Rheinische Post - Mönchengladbach and Korschenbroich
Borussia hat eine neue Nummer drei
Auf der Torhüter-Position stehen wichtige Entscheidungen an. Inzwischen hat sich auch die Hierarchie verändert.
Für Außenstehende mag es zunächst unerheblich sein, wer der dritte Torhüter eines Vereins ist, schließlich kommt es nur selten vor, dass sowohl der Stamm- als auch der Ersatztorhüter ausfällt. Für die Spieler selbst kann es aber ein großer Unterschied sein, ob man im Klub als Nummer drei oder vier gesehen wird. Die Nummer drei hat in der Regel die Garantie, am Profi-Training teilzunehmen, während die Nummer vier sich auch schon mal bei den U23-Einheiten wiederfindet.
Bei Borussia haben Jan Olschowsky und Jonas Kersken allerdings das Glück, dass Torwarttrainer Fabian Otte sie beide regelmäßig ins Training bei den Profis eingliedert. Olschowsky, der im Alter von acht Jahren zu Borussia kam, ging vor der Saison als Nummer drei ins Rennen, Kersken als Nummer vier. Nach Informationen unserer Redaktion hat sich diese Hierarchie inzwischen geändert, Kersken ist an Olschowsky vorbeigezogen und hätte auch am vergangenen Wochenende in Bielefeld zum Kader gehört, wenn Sippel nach seiner Rippenprellung nicht rechtzeitig fit geworden wäre.
Im Klub ist man mit Kerskens Entwicklung, die er seit seinem Wechsel 2019 von Rot-Weiss Essen genommen hat, sehr zufrieden. Folglich darf Kersken mittlerweile häufiger als in der Vorsaison in der U23 unter Trainer Heiko Vogel ran. In der Spielzeit 2020/21 waren es bei Olschowsky noch 26 Einsätze, bei Kersken nur elf. In dieser Saison kommt Kersken
bislang auf elf Spiele, Olschowsky auf zehn. Für Kersken sprechen vor allem seine Stärke im Eins-gegen-Eins und seine Ausstrahlung. Seine Körpergröße von 1,90 Meter macht ihn ohnehin zu einem anderen Spielertypen als die kleiner gewachsenen Kollegen Yann Sommer, Tobias Sippel und Olschowksy.

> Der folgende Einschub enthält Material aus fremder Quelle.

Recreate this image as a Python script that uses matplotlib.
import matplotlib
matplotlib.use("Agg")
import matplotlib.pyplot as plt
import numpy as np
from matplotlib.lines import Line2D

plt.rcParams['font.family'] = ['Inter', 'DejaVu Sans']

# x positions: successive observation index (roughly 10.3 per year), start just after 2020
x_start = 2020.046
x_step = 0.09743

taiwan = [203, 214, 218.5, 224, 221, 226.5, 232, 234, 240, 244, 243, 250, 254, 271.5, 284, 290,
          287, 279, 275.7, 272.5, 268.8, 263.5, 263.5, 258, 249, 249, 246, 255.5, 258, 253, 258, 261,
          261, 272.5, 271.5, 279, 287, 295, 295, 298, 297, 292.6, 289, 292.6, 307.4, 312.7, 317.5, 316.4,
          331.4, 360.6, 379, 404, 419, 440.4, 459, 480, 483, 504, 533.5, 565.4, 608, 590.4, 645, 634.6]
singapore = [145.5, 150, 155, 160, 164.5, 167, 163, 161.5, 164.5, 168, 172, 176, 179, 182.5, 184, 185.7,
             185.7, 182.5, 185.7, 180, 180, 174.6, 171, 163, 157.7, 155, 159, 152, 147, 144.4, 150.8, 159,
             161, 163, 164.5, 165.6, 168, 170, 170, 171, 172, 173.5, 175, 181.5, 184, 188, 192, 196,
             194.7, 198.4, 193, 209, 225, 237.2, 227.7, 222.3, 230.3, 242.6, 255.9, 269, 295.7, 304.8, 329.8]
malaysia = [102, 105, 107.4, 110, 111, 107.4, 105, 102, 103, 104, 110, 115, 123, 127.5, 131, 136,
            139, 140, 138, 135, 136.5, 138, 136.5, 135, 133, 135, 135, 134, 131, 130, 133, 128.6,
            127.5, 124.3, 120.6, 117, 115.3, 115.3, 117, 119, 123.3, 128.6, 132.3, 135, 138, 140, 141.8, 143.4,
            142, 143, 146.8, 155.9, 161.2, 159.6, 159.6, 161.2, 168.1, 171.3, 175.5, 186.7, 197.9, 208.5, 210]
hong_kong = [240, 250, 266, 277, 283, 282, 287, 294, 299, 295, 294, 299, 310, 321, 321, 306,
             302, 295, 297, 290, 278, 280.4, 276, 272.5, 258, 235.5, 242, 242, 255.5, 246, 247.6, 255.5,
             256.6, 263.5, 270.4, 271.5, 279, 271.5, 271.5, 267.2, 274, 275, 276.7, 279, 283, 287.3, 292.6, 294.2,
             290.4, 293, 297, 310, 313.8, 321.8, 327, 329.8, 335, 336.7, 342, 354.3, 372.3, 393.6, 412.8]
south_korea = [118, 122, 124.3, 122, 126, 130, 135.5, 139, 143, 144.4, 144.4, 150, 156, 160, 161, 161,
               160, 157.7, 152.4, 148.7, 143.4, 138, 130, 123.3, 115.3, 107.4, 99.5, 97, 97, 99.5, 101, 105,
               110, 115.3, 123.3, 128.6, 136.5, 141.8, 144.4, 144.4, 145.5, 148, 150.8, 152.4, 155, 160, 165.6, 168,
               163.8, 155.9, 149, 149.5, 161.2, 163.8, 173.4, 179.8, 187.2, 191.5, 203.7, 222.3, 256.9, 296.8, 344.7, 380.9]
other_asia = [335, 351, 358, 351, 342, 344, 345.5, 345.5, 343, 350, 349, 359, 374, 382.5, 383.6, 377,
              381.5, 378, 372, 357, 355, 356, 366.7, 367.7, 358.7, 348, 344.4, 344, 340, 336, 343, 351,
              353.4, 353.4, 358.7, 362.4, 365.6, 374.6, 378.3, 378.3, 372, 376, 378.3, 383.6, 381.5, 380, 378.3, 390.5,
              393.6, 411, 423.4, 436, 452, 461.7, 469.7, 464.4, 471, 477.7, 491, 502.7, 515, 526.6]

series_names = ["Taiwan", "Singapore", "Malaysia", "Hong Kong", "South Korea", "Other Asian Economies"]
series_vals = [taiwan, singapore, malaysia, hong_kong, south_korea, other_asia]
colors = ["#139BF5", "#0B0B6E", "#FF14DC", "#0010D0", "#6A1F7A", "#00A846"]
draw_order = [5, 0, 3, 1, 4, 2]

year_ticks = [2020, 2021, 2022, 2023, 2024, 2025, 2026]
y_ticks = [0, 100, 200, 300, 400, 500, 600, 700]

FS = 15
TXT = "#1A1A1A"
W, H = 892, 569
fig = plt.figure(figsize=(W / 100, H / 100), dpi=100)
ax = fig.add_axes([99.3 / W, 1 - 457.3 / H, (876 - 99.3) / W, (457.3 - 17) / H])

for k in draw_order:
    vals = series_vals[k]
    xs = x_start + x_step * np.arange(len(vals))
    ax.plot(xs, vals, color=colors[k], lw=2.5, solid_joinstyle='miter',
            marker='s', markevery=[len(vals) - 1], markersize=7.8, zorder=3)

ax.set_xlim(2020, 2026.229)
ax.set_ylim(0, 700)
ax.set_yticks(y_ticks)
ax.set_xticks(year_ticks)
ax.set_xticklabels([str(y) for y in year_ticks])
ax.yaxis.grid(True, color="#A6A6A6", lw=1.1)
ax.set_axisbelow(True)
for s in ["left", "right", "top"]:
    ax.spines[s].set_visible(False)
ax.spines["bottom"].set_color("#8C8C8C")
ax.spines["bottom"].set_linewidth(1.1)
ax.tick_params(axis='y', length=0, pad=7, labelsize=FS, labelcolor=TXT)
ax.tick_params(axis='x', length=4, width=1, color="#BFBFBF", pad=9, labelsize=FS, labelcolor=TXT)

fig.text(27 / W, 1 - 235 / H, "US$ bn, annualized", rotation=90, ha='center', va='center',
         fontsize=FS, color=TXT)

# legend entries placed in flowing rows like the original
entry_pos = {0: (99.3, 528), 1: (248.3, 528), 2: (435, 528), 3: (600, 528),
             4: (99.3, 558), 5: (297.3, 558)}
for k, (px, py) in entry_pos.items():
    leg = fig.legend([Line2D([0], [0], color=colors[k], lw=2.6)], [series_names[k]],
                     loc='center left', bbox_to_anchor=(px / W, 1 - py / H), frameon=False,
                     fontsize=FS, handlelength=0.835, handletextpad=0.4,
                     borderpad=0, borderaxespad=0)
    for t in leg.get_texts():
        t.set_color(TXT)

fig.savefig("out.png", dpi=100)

Mit Blick auf den Sommer könnte das für Olschowsky bedeuten, dass ein Leihgeschäft Sinn ergeben würde, um Kersken zum Stammtorwart der U23 zu befördern. Mit abwechselnden Einsätzen werden sich beide auf Dauer nicht zufriedengeben. Bei Olschowsky wäre eine Leihe gleichbedeutend mit einer Vertragsverlängerung, die dann auch bei Kersken notwendig wäre, um den Status der Nummer drei zu untermauern.
Bleibt die Frage, was mit Moritz Nicolas passiert, der ebenfalls bis 2023 an Borussia gebunden ist. Schafft er mit Viktoria Köln, wo er in dieser Saison Stammkeeper ist, den Klassenerhalt der 3. Liga, könnten die Kölner daran interessiert sein, Nicolas fest zu verpflichten, was für den mittlerweile 24-Jährigen eine gute Chance wäre, sich im Profi-Fußball zu etablieren und gegebenenfalls noch für höhere Aufgaben zu empfehlen. Leihen in die Bundesliga (Union Berlin) und die 2. Bundesliga (VfL Osnabrück) hatten nicht den gewünschten Erfolg gebracht.

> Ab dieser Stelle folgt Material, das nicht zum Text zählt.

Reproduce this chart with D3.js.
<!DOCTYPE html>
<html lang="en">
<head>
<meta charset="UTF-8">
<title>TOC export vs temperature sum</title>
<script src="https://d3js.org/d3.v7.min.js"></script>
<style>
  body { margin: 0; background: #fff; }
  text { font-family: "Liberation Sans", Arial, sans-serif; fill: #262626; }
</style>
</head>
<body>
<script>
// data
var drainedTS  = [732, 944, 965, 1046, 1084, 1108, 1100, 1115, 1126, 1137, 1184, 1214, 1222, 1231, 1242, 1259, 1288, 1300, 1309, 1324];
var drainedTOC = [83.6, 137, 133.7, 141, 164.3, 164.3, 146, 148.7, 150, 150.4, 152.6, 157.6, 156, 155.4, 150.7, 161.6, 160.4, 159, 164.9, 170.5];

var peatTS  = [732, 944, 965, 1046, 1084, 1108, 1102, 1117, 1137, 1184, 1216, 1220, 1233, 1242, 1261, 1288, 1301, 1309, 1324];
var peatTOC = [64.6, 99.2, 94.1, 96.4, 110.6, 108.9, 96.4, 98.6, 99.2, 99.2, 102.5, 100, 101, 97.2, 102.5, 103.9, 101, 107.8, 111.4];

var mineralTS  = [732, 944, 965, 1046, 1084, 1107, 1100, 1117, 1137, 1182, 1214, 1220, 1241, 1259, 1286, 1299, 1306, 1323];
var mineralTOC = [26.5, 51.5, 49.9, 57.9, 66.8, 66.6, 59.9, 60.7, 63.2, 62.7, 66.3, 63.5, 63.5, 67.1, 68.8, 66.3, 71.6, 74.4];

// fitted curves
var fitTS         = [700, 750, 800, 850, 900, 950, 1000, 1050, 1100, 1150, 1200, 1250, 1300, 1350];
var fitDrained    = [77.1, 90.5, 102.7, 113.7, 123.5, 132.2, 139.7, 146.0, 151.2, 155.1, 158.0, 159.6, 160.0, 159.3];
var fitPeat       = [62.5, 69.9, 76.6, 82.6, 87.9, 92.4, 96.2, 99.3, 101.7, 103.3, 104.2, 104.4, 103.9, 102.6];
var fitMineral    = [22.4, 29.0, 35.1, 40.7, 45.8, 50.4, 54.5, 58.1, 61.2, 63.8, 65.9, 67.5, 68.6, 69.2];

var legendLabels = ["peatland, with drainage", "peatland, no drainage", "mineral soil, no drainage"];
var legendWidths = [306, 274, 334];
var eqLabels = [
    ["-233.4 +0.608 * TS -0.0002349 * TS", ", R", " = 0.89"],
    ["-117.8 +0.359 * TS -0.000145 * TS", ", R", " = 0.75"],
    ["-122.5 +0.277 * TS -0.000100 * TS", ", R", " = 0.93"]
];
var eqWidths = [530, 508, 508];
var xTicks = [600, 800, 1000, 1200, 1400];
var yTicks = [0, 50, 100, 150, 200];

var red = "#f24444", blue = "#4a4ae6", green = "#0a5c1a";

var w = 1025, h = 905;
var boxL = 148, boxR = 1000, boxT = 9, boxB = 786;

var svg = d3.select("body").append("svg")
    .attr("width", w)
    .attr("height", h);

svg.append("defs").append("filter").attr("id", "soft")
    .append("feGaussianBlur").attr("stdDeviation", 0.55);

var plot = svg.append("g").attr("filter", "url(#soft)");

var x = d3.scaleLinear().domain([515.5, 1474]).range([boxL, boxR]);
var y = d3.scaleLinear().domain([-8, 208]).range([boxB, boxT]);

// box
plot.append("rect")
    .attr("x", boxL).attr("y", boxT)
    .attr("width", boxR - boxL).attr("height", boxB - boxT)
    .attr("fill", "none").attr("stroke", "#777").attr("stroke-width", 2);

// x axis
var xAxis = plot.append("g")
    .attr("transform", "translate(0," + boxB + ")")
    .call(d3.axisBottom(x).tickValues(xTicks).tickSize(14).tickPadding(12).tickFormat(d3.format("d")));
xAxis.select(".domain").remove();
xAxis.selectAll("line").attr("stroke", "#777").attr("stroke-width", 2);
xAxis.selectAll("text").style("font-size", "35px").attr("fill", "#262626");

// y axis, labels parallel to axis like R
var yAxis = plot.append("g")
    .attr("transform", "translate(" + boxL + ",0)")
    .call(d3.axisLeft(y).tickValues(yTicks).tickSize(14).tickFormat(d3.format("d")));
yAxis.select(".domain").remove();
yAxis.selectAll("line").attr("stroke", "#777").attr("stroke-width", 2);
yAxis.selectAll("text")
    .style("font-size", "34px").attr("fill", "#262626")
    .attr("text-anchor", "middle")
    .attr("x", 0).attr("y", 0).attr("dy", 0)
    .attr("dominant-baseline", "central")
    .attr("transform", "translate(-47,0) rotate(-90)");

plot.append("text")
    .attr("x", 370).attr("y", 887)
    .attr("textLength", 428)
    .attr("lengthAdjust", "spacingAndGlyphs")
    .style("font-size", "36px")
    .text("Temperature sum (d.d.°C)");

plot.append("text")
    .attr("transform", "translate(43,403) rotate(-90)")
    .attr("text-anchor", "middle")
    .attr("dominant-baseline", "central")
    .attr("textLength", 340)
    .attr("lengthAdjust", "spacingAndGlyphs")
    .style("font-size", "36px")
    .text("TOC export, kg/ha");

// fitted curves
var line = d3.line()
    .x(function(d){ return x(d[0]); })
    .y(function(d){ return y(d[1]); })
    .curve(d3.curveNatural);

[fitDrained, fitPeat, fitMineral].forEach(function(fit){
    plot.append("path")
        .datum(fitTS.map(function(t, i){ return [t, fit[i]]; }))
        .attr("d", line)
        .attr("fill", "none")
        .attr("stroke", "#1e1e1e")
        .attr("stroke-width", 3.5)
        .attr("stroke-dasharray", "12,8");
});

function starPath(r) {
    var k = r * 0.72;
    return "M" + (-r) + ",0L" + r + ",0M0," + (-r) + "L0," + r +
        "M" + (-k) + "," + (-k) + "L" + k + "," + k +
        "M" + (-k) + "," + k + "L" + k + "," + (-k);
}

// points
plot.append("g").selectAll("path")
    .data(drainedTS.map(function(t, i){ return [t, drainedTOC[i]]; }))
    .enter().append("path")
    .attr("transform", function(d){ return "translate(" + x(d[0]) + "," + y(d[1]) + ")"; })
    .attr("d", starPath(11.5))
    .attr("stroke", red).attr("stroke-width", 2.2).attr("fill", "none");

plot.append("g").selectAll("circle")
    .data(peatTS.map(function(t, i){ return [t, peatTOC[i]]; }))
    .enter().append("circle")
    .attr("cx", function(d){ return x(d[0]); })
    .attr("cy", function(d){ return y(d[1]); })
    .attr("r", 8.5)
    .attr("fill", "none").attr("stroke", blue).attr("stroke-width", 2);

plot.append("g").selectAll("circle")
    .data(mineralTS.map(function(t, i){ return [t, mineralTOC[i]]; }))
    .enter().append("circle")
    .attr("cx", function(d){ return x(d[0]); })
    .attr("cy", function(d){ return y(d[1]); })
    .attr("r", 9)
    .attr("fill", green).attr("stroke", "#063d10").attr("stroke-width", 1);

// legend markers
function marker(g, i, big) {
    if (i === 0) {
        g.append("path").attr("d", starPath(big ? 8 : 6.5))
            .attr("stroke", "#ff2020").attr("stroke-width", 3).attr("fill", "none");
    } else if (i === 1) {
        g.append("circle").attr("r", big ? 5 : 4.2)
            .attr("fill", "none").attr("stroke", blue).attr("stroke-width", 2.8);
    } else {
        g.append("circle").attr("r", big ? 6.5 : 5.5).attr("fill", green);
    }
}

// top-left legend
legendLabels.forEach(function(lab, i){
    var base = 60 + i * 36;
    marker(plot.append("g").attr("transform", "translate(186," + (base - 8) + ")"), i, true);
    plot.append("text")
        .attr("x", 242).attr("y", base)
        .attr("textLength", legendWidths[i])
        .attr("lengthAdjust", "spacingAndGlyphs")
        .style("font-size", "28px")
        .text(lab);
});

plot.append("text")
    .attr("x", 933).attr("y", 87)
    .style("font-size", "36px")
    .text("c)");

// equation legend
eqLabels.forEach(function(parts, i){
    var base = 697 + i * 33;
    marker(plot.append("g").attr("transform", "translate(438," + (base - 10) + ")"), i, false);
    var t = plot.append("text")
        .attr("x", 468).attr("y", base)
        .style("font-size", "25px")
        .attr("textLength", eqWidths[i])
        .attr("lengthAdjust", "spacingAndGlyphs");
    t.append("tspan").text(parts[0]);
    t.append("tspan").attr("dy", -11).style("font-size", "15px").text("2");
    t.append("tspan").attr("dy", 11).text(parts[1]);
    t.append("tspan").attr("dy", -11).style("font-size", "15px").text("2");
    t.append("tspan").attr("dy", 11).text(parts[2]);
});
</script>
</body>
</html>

Wahrscheinlich ist zudem, dass Borussia und Tobias Sippel mit einem auslaufenden Vertrag in die neue Saison gehen werden. Beide Parteien strahlten in der Vergangenheit keine Ungeduld aus, wenn es um Sippels Zukunft ging und einigten sich meist erst im Winter über eine weitere Zusammenarbeit. Im nächsten Jahr wird Sippel dann 35 Jahre alt. Bleibt er fit, ist die nächste Vertragsverlängerung nicht auszuschließen.
Wie es bei Yann Sommer weitergeht, ist noch nicht abzusehen. Das zu regeln, dürfte eine der ersten Aufgaben von Gladbachs neuem Sportdirektor werden, der nach dem Abgang von Max Eberl allerdings erst noch gefunden werden muss. Mit einer weiteren Unterschrift würde der Schweizer, der in seiner Heimat zuletzt zum „Fußballer des Jahres“gekürt wurde, wohl „Ja“zu einem zehnjährigen Verbleib bei Borussia sagen, der 2024 eintreten würde. Ein Abgang Sommers, mit dessen Ablösesumme der Klub ohnehin einen externen Torhüter verpflichten könnte, würde die Frage nach der Nummer zwei, drei und vier womöglich noch einmal durcheinanderwürfeln.